Courtney was probably one of the nicest coaches I have ever had. She was new that year and she was also nervous about being a new coach. I don’t remember what our stats were my freshman and sophomore year, but what I do know is that we weren’t very good. I was ok with that though because I was just starting out and all I wanted to do was have fun.
The banquet at the end of sophomore year was so sad. I didn’t know what was to become of my volleyball career. It was weird knowing that I wasn’t guaranteed a spot on varsity next year.
I didn't start to fall in love with the sport until the end of the season sophomore year. I knew I has to work hard to get on varsity that next year. I had practiced so much and really deserved a spot. They were only taking 4 people that next year, so it was very hard to get a spot. The summer going into junior year is when the training started for varsity. I hadent really ever talked to the coaches before so I thought I should introduce myself. Their names are Heather and Jason. At this point I had no idea that in 2 years, they would become like second parents. They seemed pretty nice, a little mean at first. I was so nervous going to the first conditioning practice. Even though most of my friends were on varsity, it was so different. I felt alone. I felt like I was the weakest on the food chain. I was the oldest and captain on jv, and now I was probably the worst. It was almost embarrassing practicing with the varsity girls. They were just so experienced. So the weeks went on, and finally it was tryouts day. This was very nerve racking. I showed up, worked my butt off. Dug every ball, killed every hit, served all the spots, and was encouraging.
"Thank you everyone for coming. I'm sorry to say that we can't take you all. So we’ll call you guys into this room and of you make it, congrats. I'd you don't, I'm sorry but we don’t have a spot for you. Please come next year and try out again. There might be a spot for you next year" exclaimed heather. I was nervous, but I thought my chances of making the team were 70-30, they were in my favor. My name wasn’t called until 5th. I had just been sitting there, watching everyone come in and out of the room. Most people smiling and all happy, and only a few people were sad, coming out crying and grabbing their stuff to go home. My hands were sweating. Little balls of sweat dripping down my face, legs shaking, an empty pit in my stomach. I kept looking around nervously, waiting in anticipation for my name to get called. Then I heard it.
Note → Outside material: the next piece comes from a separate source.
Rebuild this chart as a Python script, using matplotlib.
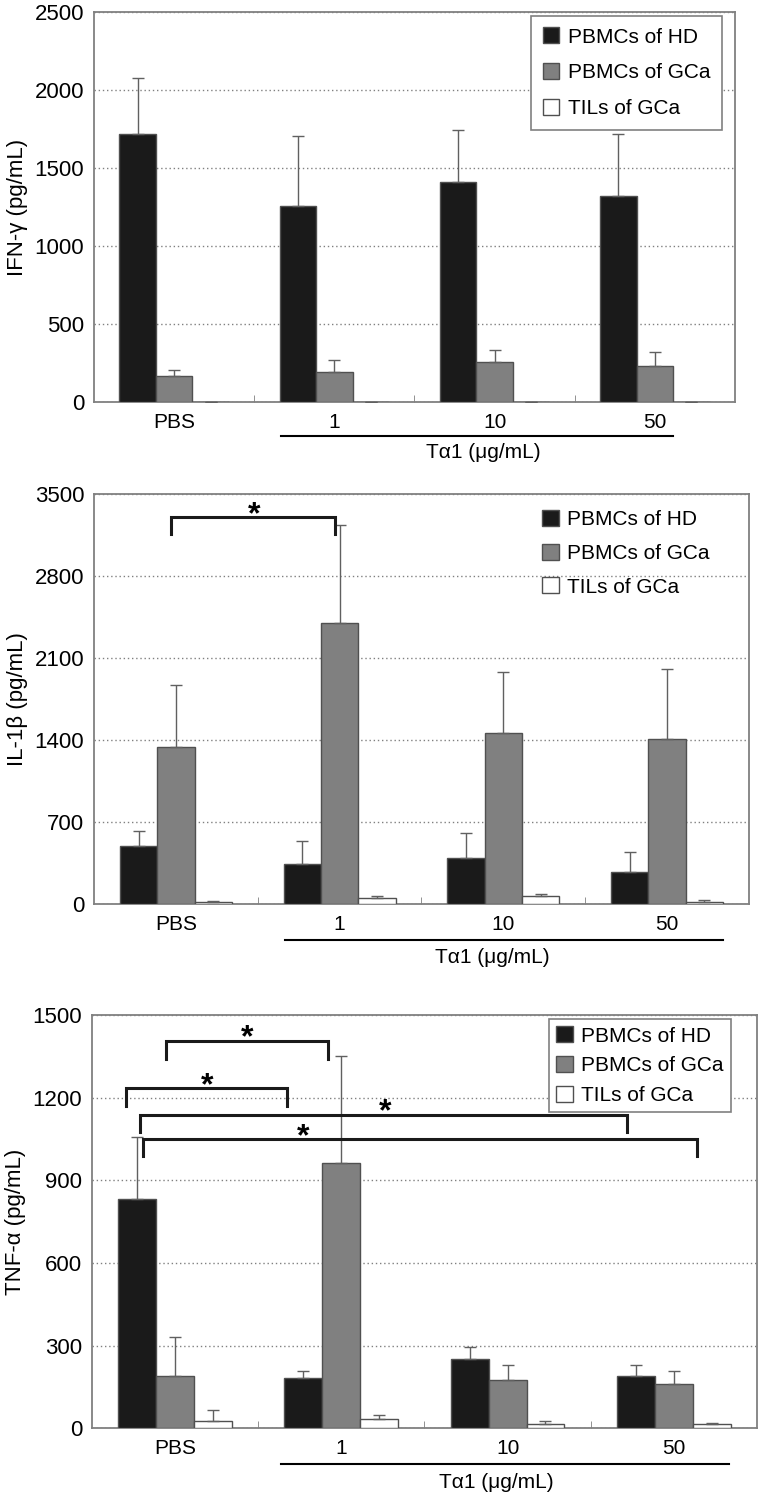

"Grace, you can come in now!" yelled heather from the room. I got up, light headed and dizzy. I floated across the floor, not feeling anything. I was numb. I didn't know what to think. I walk into the room. I sit down in the chair, thinking I'm about to pass out from holding my breath.
"Grace. I honestly feel so bad for what I'm about to say. You have worked so hard and are just the nicest girl. That's why this is so hard for me. We just don't have a spot for you. I'm so sorry" Heather said, looking as if she was going to cry. I didn't know what to think. I didn't know if this was real. I thought it was almost a dream. I couldn't get a grip of what just happened. I stared right at her, not knowing what to say. I mean, what do you say when someone just cut you off from your dream that you worked so hard on? I almost thought she was joking at first. I didn't know what to say. Was I supposed to say "thank you"? What am I thankful for? Nothing. So that's what I said. Nothing. I just left, without saying a word. Now that I think about it, I could have said a million things, just non that are appropriate to tell an adult... So I left. I got in my car and I drove. I called in sick to work because I just couldn't handle this. I drove around for about an hour. I didn't want to go home. I didn't want to talk to anyone. Finally, I went home, balling y eyes out. I threw my volleyball bag in t closet and layed on my bed. Soon enough, when the volleyball girls were done with practice, my phone blew up. My best friends were on the team, and they had all called me about how pissed they were and how I deserved a spot. I didn't really feel like talking though. So I went to bed, my volleyball career was over. The next day, I come down to my mom on the phone with mrs. Sevec, my best friends mom. They were talking about how ridiculous it was that I didn't make the team. I went right back upstairs and hopped in the shower. I get back to my room, and see Heather calling me. I knew she was calling to say how sorry she was and seeing how I was doing.
"Hello?"
"Hey grace it's heather. I just wanted to say that in so sorry."
Knew it.
And I wanted to see if, well, if your still interested in joining the team? We could really use you."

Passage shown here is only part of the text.